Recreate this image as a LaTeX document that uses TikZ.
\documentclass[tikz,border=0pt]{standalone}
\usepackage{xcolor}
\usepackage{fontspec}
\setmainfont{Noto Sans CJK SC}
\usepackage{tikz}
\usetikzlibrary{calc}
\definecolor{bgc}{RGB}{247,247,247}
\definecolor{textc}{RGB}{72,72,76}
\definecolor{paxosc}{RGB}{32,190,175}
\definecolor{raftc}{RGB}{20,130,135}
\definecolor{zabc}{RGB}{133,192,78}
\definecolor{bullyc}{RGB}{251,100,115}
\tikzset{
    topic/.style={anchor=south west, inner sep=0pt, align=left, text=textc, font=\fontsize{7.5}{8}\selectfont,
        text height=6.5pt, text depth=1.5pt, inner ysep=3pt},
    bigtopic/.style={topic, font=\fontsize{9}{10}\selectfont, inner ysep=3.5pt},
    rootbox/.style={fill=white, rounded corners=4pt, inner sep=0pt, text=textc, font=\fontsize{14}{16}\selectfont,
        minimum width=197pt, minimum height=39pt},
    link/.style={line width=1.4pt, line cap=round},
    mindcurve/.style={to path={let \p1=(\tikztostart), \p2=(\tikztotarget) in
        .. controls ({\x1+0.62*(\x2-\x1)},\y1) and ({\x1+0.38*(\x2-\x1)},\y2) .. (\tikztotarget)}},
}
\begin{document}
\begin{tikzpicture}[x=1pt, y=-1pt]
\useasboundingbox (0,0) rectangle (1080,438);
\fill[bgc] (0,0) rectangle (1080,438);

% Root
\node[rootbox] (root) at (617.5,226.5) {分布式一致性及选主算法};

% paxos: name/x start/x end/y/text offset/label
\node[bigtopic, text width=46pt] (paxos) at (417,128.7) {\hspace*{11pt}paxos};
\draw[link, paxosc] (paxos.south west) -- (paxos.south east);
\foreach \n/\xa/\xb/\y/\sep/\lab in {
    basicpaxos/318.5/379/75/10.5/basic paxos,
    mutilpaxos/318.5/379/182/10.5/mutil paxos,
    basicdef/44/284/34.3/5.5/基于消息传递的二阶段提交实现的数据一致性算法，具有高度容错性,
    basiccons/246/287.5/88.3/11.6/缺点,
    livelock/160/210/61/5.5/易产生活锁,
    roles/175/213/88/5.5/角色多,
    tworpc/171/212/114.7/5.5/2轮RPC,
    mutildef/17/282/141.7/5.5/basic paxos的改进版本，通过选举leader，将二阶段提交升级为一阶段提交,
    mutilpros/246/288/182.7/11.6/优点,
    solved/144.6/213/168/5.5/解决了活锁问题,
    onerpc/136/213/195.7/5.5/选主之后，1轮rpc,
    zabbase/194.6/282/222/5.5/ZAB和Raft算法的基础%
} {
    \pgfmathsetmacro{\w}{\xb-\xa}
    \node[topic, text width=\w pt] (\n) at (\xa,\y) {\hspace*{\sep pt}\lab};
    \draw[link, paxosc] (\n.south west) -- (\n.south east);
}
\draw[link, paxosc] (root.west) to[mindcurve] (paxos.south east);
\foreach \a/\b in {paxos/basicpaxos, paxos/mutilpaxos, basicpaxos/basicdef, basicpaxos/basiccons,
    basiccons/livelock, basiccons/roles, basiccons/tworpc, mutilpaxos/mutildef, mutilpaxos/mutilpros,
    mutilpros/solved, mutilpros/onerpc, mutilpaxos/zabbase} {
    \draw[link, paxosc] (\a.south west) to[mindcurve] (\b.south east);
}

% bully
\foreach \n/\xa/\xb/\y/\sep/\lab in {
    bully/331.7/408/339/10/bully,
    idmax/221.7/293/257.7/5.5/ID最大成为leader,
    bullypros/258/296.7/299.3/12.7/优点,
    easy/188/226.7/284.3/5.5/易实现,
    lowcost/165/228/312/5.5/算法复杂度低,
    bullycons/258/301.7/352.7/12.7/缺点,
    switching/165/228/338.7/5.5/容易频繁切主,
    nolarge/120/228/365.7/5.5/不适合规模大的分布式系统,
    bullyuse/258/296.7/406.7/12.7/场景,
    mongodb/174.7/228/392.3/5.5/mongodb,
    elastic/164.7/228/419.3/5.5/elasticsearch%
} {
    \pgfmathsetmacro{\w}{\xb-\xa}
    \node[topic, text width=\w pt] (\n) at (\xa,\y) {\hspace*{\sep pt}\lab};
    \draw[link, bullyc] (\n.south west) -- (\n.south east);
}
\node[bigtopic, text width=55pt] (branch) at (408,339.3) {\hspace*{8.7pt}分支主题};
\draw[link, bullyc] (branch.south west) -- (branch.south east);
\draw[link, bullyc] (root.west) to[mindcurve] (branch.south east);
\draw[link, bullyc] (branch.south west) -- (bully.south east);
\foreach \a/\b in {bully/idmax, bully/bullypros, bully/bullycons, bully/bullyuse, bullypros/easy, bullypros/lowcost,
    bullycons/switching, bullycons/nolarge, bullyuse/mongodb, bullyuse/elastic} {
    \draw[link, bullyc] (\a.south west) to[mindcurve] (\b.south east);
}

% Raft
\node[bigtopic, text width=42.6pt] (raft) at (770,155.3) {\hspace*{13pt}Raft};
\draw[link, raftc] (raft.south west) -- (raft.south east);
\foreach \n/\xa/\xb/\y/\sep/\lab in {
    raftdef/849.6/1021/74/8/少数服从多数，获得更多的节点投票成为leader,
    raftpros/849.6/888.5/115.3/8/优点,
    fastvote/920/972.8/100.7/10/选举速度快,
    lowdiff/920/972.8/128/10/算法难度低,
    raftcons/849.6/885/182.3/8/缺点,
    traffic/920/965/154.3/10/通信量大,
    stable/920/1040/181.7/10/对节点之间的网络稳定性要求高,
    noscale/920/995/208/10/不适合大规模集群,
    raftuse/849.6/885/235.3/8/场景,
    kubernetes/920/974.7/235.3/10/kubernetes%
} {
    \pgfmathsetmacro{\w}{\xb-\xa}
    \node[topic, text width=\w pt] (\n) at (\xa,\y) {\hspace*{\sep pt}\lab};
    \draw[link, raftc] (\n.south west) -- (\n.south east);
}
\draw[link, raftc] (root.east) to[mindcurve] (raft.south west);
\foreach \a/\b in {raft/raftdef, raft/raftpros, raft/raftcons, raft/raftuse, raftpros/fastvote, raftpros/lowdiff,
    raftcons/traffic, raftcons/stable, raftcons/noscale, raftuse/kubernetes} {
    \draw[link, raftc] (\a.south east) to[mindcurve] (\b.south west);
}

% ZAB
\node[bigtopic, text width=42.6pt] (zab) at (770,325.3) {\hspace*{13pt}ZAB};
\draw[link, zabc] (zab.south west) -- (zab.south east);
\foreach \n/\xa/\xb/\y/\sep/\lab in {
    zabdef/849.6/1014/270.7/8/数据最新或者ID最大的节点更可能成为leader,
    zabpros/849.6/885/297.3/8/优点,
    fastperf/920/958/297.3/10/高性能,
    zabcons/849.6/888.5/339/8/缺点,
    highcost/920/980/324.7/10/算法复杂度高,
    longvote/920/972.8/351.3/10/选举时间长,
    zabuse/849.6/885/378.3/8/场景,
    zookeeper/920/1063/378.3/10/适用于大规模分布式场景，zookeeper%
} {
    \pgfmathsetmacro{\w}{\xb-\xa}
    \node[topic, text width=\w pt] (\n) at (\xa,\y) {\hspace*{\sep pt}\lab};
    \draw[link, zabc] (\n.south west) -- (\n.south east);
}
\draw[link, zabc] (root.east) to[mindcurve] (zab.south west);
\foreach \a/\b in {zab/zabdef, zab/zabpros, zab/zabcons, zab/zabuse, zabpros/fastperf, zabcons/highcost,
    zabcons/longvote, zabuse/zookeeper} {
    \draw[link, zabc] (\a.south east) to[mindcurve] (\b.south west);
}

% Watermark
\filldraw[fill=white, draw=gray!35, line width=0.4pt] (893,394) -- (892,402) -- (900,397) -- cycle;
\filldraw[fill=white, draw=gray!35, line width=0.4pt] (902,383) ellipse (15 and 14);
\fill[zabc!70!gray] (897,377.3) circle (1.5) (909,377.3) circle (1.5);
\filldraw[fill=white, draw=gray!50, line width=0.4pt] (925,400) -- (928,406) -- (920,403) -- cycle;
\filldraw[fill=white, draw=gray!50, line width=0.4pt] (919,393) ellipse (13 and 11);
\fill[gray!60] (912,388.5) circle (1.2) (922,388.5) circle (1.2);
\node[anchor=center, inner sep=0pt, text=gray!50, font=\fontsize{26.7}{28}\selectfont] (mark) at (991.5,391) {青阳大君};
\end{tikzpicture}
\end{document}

▶ [YOUR INSTRUCTIONS]
Quote exactly the opening line of the material above and every line after it, up to and including the line that contains "(root) at (617.5,226.5)".

▶ [RESULT FOR THIS TASK]
Recreate this image as a LaTeX document that uses TikZ.
\documentclass[tikz,border=0pt]{standalone}
\usepackage{xcolor}
\usepackage{fontspec}
\setmainfont{Noto Sans CJK SC}
\usepackage{tikz}
\usetikzlibrary{calc}
\definecolor{bgc}{RGB}{247,247,247}
\definecolor{textc}{RGB}{72,72,76}
\definecolor{paxosc}{RGB}{32,190,175}
\definecolor{raftc}{RGB}{20,130,135}
\definecolor{zabc}{RGB}{133,192,78}
\definecolor{bullyc}{RGB}{251,100,115}
\tikzset{
    topic/.style={anchor=south west, inner sep=0pt, align=left, text=textc, font=\fontsize{7.5}{8}\selectfont,
        text height=6.5pt, text depth=1.5pt, inner ysep=3pt},
    bigtopic/.style={topic, font=\fontsize{9}{10}\selectfont, inner ysep=3.5pt},
    rootbox/.style={fill=white, rounded corners=4pt, inner sep=0pt, text=textc, font=\fontsize{14}{16}\selectfont,
        minimum width=197pt, minimum height=39pt},
    link/.style={line width=1.4pt, line cap=round},
    mindcurve/.style={to path={let \p1=(\tikztostart), \p2=(\tikztotarget) in
        .. controls ({\x1+0.62*(\x2-\x1)},\y1) and ({\x1+0.38*(\x2-\x1)},\y2) .. (\tikztotarget)}},
}
\begin{document}
\begin{tikzpicture}[x=1pt, y=-1pt]
\useasboundingbox (0,0) rectangle (1080,438);
\fill[bgc] (0,0) rectangle (1080,438);

% Root
\node[rootbox] (root) at (617.5,226.5) {分布式一致性及选主算法};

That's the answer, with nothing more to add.